_REQUIREMENT_
List all lines of the data containing the word "that".

_GIVEN INFORMATION_

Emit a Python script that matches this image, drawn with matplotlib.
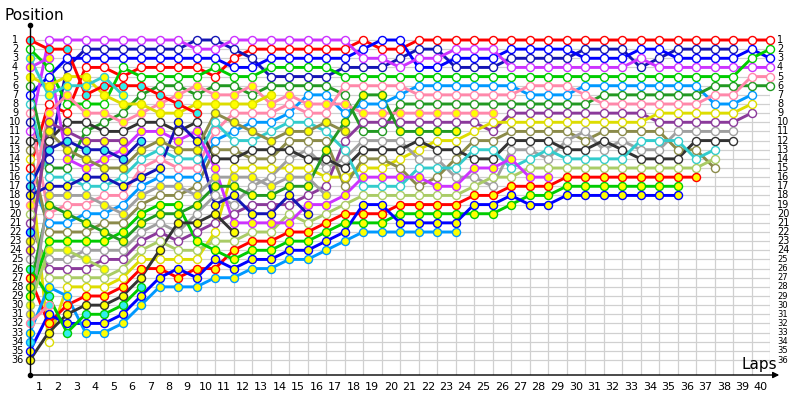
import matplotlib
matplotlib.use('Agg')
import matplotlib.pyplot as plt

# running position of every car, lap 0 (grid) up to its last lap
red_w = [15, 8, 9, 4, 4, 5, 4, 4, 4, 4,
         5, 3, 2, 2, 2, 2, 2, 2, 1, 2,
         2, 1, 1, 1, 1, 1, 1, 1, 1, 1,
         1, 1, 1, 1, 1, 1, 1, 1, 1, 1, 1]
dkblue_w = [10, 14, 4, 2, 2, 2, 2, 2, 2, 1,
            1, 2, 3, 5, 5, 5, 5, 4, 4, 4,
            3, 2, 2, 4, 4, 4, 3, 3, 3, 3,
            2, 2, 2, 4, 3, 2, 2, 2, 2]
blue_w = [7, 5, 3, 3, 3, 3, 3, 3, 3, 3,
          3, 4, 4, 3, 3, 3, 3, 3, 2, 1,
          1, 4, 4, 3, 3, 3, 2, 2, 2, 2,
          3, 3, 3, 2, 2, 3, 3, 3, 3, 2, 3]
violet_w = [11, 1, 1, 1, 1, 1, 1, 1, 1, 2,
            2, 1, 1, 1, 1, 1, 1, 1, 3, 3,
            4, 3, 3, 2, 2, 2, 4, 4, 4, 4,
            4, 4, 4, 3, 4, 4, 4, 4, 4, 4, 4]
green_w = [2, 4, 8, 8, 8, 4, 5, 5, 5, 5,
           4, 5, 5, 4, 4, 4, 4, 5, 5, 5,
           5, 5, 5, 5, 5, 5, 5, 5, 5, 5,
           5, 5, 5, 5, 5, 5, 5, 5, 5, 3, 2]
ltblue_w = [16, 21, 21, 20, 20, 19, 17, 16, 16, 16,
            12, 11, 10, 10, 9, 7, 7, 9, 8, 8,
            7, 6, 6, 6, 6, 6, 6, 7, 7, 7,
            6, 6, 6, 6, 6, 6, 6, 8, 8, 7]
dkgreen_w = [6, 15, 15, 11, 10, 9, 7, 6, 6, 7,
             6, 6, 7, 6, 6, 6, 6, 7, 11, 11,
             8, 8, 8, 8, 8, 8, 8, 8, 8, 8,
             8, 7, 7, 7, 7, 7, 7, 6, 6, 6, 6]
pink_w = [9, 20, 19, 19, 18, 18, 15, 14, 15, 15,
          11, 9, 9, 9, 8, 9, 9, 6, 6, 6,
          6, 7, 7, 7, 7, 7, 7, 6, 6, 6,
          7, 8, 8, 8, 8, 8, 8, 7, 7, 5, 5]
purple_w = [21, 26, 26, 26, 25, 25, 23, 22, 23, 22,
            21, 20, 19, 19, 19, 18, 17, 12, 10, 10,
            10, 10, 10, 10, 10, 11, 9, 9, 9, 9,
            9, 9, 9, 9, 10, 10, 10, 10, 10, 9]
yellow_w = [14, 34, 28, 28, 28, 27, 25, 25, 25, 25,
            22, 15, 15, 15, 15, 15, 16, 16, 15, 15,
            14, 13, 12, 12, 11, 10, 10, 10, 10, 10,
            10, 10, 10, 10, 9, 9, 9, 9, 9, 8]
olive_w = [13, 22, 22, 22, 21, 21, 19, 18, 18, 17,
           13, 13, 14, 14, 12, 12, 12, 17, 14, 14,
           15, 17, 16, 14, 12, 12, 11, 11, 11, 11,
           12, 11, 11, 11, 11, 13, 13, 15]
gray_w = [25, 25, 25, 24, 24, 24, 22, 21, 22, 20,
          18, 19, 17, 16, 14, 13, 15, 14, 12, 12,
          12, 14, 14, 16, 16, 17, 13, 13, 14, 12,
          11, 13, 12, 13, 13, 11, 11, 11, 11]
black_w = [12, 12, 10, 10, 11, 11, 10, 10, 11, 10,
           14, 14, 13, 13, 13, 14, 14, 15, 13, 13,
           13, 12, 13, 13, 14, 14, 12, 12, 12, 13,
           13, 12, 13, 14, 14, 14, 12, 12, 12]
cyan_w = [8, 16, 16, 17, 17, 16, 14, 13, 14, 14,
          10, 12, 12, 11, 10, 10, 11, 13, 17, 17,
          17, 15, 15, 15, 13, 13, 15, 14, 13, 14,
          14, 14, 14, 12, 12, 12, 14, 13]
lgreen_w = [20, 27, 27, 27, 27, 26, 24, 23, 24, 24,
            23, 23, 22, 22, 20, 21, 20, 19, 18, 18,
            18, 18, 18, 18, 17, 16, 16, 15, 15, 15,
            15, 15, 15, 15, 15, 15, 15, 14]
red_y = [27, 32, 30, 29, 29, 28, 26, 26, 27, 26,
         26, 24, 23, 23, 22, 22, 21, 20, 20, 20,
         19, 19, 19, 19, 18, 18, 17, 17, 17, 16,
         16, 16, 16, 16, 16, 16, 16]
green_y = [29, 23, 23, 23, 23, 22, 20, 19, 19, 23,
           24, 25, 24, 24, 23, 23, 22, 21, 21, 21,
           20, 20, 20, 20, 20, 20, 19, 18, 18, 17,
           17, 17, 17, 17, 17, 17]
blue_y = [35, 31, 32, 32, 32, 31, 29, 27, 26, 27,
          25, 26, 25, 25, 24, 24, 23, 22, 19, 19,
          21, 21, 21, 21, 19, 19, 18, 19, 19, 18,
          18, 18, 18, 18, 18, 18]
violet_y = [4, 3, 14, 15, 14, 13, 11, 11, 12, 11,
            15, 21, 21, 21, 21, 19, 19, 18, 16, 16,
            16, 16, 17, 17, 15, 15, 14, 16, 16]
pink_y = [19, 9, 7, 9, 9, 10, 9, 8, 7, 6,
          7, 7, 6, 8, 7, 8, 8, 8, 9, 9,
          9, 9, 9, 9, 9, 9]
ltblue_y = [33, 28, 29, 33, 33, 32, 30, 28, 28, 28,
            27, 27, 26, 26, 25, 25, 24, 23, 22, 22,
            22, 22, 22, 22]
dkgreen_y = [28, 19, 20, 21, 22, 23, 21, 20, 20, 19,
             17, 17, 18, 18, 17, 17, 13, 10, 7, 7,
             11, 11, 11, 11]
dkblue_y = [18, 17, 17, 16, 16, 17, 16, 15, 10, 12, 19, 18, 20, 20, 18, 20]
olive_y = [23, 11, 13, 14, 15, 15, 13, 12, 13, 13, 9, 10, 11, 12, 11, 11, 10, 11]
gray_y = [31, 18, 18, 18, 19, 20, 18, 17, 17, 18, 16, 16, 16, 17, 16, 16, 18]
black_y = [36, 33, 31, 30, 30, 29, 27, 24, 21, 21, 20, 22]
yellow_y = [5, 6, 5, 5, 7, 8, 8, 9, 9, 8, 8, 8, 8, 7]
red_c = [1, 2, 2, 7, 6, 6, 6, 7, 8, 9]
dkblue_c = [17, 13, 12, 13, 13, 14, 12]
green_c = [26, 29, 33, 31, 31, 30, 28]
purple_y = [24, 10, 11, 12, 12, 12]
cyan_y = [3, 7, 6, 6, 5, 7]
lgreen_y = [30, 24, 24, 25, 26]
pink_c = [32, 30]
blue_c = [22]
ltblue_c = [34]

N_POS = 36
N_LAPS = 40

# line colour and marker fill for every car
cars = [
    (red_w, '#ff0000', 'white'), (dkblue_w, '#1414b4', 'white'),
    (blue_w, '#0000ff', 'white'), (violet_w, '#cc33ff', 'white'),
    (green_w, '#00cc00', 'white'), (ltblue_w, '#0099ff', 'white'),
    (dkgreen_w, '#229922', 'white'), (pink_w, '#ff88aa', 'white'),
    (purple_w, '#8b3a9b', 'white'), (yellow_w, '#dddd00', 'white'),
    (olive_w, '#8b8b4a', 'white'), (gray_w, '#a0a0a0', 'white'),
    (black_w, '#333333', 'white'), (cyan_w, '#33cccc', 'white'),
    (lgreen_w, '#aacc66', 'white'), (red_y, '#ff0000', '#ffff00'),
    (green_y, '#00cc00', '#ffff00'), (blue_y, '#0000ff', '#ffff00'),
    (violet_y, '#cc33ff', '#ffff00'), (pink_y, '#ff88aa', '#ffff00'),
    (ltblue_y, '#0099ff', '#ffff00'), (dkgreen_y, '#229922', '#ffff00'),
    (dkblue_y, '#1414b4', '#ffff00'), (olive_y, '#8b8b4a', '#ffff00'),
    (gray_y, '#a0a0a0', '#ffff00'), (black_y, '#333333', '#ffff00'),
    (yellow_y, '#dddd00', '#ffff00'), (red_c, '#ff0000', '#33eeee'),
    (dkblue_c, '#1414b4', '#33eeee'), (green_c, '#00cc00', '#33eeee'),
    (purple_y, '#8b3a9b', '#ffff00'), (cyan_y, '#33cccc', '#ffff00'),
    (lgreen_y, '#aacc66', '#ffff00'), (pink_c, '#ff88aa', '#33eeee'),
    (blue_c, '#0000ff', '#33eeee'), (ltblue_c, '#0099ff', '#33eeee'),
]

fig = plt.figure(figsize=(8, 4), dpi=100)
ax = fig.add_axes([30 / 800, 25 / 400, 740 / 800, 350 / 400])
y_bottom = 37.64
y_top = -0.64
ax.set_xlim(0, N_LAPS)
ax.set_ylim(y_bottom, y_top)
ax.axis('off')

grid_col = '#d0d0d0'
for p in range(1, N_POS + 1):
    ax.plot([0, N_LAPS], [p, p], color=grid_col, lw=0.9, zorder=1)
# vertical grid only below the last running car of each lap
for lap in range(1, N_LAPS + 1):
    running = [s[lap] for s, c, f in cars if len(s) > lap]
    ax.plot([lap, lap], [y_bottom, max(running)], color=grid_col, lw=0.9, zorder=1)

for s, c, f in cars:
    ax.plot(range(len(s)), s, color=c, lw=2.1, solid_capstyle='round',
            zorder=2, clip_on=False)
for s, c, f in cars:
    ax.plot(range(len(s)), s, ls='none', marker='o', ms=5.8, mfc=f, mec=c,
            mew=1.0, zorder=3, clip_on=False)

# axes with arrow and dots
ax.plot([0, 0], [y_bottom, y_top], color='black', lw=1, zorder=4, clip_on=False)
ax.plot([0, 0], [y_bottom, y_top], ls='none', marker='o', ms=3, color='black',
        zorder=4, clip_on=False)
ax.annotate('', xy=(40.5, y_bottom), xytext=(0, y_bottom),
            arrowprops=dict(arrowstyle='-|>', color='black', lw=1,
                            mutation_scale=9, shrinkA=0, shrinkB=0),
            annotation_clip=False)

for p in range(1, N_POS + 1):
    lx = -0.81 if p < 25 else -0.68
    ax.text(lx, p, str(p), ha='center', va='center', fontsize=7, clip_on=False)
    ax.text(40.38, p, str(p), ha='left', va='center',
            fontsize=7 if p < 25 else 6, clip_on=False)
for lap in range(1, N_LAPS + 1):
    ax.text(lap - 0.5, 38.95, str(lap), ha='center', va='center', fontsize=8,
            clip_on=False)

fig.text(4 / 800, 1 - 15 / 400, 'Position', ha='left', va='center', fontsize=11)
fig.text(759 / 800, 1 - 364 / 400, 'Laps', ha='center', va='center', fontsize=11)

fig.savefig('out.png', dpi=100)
---
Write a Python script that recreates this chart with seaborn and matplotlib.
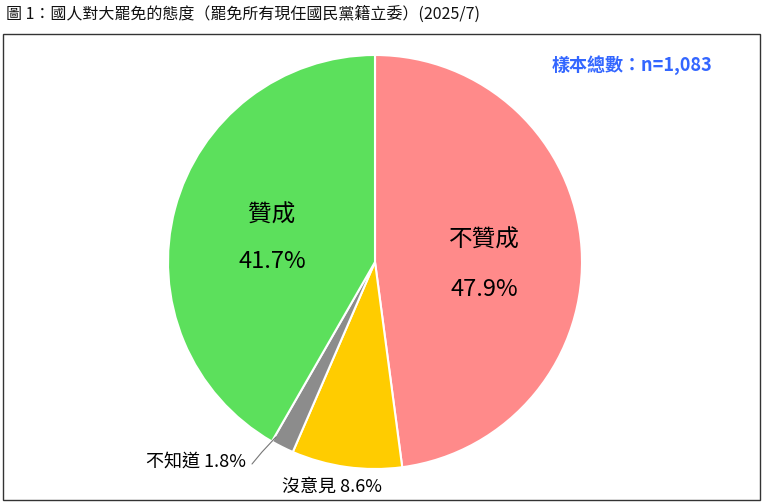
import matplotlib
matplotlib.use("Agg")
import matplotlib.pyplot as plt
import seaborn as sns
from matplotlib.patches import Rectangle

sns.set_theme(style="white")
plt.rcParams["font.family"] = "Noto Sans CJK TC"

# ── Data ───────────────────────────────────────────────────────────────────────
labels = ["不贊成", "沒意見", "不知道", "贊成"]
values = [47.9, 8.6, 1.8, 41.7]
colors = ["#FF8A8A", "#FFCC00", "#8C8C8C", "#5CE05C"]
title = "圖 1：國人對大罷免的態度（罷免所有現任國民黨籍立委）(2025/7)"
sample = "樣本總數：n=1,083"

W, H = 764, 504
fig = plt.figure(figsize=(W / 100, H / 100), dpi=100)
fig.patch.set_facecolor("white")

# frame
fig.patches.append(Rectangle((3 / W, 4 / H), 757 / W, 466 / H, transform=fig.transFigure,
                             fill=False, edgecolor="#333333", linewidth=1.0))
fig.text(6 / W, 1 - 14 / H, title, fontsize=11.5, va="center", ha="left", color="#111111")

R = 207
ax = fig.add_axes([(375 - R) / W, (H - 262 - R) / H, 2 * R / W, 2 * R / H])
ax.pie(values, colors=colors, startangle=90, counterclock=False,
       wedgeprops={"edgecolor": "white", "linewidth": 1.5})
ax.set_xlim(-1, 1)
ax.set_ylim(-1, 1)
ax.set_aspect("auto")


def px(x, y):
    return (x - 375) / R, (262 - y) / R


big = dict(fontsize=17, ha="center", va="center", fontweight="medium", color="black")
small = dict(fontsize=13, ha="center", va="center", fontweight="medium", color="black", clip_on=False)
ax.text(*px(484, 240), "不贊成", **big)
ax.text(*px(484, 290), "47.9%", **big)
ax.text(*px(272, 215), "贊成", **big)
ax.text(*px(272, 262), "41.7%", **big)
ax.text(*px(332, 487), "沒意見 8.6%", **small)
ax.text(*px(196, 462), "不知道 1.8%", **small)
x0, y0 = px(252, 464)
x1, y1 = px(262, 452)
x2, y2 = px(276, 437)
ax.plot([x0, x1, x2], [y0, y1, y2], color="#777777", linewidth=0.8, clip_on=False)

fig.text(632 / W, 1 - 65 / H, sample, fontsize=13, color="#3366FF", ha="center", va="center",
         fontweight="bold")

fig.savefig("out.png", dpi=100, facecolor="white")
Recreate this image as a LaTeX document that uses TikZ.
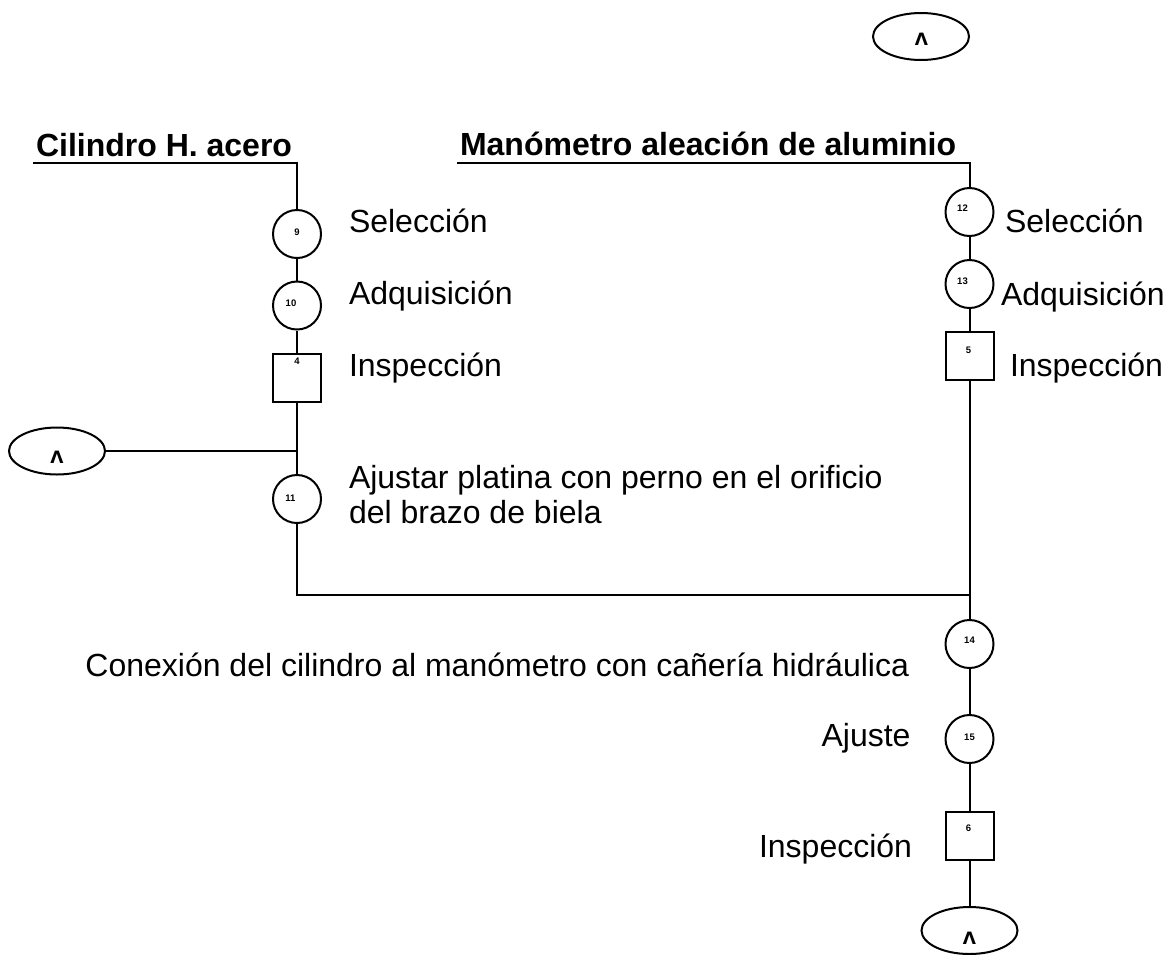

_RESPONSE TO THIS TASK_
Emit a Python script that matches this image, drawn with matplotlib.
Write a Python script that recreates this chart with seaborn and matplotlib.
Recreate this image as a LaTeX document that uses TikZ.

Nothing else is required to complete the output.